Sunset on the eastern shore. The sun tucks behind mountains as they gather the clouds sweeping in overhead.The sky is powder blue and neon orange and dusty, night-tinged purple-pink. Clouds stand pure puffy white gigantic against the growing grey. Some make shapes, letters, characters, words in languages I can’t understand. Some are the hands of some sky-cloud god, I swear, reaching for the land. If I were at this sky’s mercy, I’d pray to you for rain too. I’d call to the wind, personify you, and burn fires to sacrifice precious charcoal to your made-up name.
ハワイ妖怪 (Hawai’i ghosts), I would sing and dance. And praise you when you gave me secret dreams of happiness in the night. But since I do not know you, I can only show respect.
As far as my eyes can see, it is open ocean. Nothing but water and cloud, water and cloud, on and on until you reach not Japan, but the Pacific Northwest. I reach Washington and home. I can stare out at the distance between us and realize it is farther than five hours makes it seem. Should planes stop flying, I’d be grounded here for months.

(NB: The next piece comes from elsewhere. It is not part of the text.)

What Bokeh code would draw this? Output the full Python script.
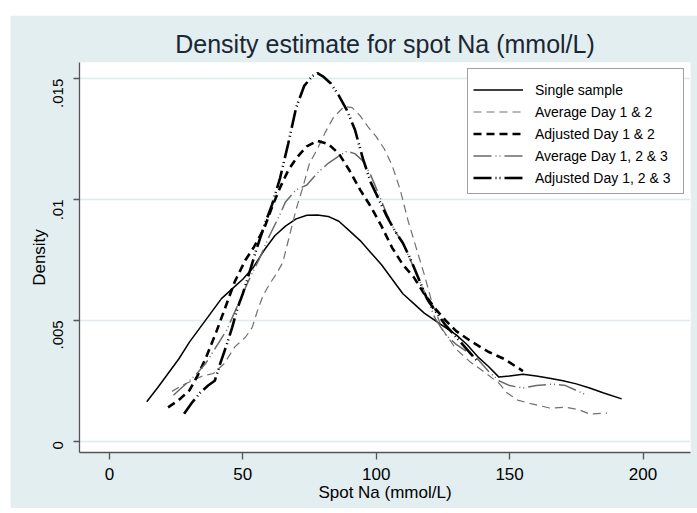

Adapting now is what’s cool. The thing to do. So I’m learning to drink my coffee the tropical way — raw cacao, coconut milk, and cane sugar. No milk because there are no cows or goats to be milked here. Eggs come from the mainland and are processed, chem-washed, and waxed. There are roosters and chickens, but you are hard pressed to find their eggs for some reason.
I wake and feel hungry, but I’m thirsty so I have a breakfast of water. Second breakfast of coffee as described. Third breakfast of fried apple banana, mangos, and rice.
Cats shouldn’t be locked inside human structures. They get angry. I know why, but I don’t enjoy their bitter and resentful company. They want things from me I don’t understand. When I don’t give, they piss on my bed — apparently.
All morning wasted washing sheets and pillows that still smell like piss. I had to wash my face because I inadvertently stuck my nose in it. Fucking sick.
I’ll get out soon and fix my broken gear-shift cable after a dragging uneventful ride down to the shop, stuck in the slowest gear possible. I’ll cruise along like I have nowhere to go, and when I get my cable re-installed — get back to life at the speed I like.
Venture down, again, to the beach. Funny how its proximity and the air here makes me feel guilty, strange, off if I’m not there. Maybe it’s preconceived notions. Maybe it’s just that nowhere else is as nice. Maybe, today, I will dive in the water. Maybe I will find sea swallows brilliant glittering white-blue on the sand. Maybe I will use seed pods like paintbrushes again and write in 平仮名 (hiragana) just because I can. Maybe I will leave マジック (majika) marks all over this mountainous ocean land.
No plans. Don’t need any. Just rolling with the flow.